Mirra Bank’s documentary ‘The Only Real Game’ examines the popularity of baseball in the troubled North-Eastern state
By Mridula Chari
A still from ‘The Only Real Game’
One
of the jokes about the Major League Baseball World Series is that only
one country participates: the United States of America. While this is
factually inaccurate, commentators might soon be able to add India to
the relatively short list.
The Only Real Game, a new documentary by American film-maker
Mirra Bank, showcases Manipur’s unlikeliest products: young baseball enthusiasts.
America’s cricket, rather than India’s national game, captured the
imagination of Manipuris during World War II. US troops posted in
Manipur during the war set up makeshift pitches to pass the time between
battles, and while they were at it, taught the game to Manipuri
children. Today, there are about 27 teams with 300 players across the
state.
Muriel Peters,
one of the documentary’s producers, first heard of baseball players in
Manipur in 2004. “I’ve known Muriel for 25 years, and when she told me
she was about to go to Manipur, and that there might be baseball there, I
said, take a camera,” says Bank. “There is a film there.”
The documentary won an award in New York
Once
she reached Manipur, Peters realized that the game there was
underdeveloped, and that the players relied on locally sourced equipment
of questionable quality. She set up an organization, First Pitch, which
promotes baseball collaboration between Manipur and the US. One of
their goals, to bring Major League coaches to Imphal, is the subject of
The Only Real Game.
For
now, baseball aspirants in Imphal have to settle for an uneven and
rocky pasture they share with football players and cows. Though promised
a pitch about five years ago by
Jarnail Singh, chief secretary of Manipur at the time, this is yet to materialize.
One
of the aims of First Pitch is to take Manipuri children to New York to
meet Major League baseball players. “We really wanted them to come to
New York,” says Peters. “We even put mortgages on our own houses to
stand as security for them.” Though all but one of the four or five
applicants shown in the film were denied visas, Peters is still
optimistic.
“We had initially wanted to take younger children to New
York, but the Manipuri baseball associations selected older ones who are
considered primary flight risks by visa officials.” They plan to try
Bank began shooting
The Only Real Game in 2006—the shooting continued intermittently for five-and-a-half years. The film, made on a budget of around $300,000 (
Rs.18.3
crore), was shot at a time when foreigners were restricted from
travelling to Manipur and permits were given for only 10 days at a time.

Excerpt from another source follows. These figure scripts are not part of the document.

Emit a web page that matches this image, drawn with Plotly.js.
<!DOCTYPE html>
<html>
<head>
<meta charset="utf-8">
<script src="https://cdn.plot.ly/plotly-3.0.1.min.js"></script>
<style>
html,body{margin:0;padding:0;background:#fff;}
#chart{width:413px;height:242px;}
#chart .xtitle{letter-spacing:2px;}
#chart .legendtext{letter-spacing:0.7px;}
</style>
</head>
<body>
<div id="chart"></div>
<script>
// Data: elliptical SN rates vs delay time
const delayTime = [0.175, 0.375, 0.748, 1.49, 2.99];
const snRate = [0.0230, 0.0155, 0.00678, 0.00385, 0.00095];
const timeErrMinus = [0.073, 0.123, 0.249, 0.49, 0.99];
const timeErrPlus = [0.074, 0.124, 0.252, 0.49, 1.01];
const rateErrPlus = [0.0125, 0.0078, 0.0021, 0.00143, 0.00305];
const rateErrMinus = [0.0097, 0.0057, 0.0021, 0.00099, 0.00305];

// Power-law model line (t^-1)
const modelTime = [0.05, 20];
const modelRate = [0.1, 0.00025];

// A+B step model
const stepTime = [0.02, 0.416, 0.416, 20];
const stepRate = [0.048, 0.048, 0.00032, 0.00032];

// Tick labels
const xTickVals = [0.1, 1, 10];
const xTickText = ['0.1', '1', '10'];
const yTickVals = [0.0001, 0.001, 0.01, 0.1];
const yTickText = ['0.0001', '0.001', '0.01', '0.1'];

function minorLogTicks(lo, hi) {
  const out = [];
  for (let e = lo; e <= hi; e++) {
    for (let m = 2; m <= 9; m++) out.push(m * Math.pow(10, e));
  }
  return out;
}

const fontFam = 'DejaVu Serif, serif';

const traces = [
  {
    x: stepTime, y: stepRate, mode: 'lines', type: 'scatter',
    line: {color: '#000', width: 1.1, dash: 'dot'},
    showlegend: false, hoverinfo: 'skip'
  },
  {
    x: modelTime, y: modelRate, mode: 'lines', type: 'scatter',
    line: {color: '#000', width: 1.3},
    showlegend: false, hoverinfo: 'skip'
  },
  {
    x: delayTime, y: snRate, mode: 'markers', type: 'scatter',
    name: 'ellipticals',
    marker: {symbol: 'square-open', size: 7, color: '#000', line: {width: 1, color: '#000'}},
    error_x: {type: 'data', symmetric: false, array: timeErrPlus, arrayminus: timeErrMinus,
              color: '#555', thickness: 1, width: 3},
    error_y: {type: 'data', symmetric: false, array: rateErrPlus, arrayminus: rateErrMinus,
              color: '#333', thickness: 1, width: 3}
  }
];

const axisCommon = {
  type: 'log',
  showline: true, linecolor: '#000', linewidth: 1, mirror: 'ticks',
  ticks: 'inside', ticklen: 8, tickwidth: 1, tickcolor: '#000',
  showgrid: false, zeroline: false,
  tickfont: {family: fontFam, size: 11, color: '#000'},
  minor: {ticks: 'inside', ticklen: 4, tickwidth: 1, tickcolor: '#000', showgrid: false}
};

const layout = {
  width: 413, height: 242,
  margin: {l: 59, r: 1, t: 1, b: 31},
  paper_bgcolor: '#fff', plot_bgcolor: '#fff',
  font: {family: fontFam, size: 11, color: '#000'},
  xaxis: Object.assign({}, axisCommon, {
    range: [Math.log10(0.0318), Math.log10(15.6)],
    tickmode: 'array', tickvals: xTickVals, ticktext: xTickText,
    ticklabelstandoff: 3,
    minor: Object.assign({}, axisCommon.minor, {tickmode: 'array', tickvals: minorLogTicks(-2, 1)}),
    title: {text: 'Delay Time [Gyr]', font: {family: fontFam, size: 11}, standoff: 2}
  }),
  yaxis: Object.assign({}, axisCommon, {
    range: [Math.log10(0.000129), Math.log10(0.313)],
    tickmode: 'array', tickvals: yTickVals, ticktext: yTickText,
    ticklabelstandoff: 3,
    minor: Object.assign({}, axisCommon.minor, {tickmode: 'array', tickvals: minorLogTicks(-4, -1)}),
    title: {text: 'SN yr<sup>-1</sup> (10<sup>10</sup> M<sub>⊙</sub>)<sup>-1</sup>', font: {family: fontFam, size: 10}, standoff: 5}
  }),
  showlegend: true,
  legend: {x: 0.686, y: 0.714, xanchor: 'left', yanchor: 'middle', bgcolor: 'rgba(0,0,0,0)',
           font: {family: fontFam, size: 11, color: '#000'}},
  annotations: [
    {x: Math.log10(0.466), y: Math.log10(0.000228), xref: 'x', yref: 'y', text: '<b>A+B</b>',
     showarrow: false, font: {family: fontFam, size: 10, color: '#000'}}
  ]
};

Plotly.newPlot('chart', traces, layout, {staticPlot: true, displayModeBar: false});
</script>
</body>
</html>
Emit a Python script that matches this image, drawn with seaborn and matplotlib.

While the crew wasn’t prevented from shooting, they were accompanied at
all times by armed guards.
“It
was almost comical at some points,” says Bank, talking of how an entire
military convoy was organized to escort them to a lake in the interiors,
out of the safe zone.
“It wasn’t difficult to shoot, but they were
overdetermined.”
The
documentary is not silent about Manipur’s long-running insurgency, and
intertwines depictions of a handful of sports enthusiasts being trained
by two American coaches with externally-sourced footage of violence
caused by insurgents and the military.
“If
you make a film about baseball, that’s one thing, but if you make a film
about a place like Manipur, to me, it would be completely artificial
and unreal to do it severed from the context,” Bank explains.
“That
situation changes every day, but at the time we were there, this was the
context our characters were living. We see this as necessary for people
in the US as well. They know little about India, let alone about
Manipur.”
The
primary focus of the film-makers was to “portray an unsentimental
version of India”, Bank says. “The term I use is ‘dropping down’—you
don’t try to impose your vision, but you get close to people where they
live emotionally, in their everyday lives, with their children, their
dreams,” she says.
“As much as you can, you stay with them and you
listen.”
The Only Real Game,
which won the award for the Best Documentary at the New York Indian
Film Festival this year and was also shown at the recently held Mumbai
International Film Festival, will travel to various cities in India,
including Manipur where an invite-only event is being held today.
Major
League coaches have visited the troubled state only twice or thrice
after production finished in 2011, and the hope is that the documentary
will revive interest in supporting the sport.
The film-makers hope that
they will be able to use the game as a message of peace for insurgents
as well.
“This
is a story of hope,” says Bank. “The reason the film took so long to
make is that we wanted to find a story that honours the people and their
spirit.
We wanted it to be about their future, their joy. In a way—and
not that I would recommend this—the things they don’t have validate that
they still do what they love.”
The Only Real Game
will
be shown on 31 October at 4pm, Classic Hotel, Imphal (011-46018541); on
5 November at 3pm, Press Club of India, Delhi (46018541); on 7 November
at 6pm, Bangalore International Centre Auditorium,
Teri Complex,
Domlur (9886599675); and on 8 November at 7pm, Suchitra Film Society, BV Karanth Road, Banashankari, Bangalore (26711785).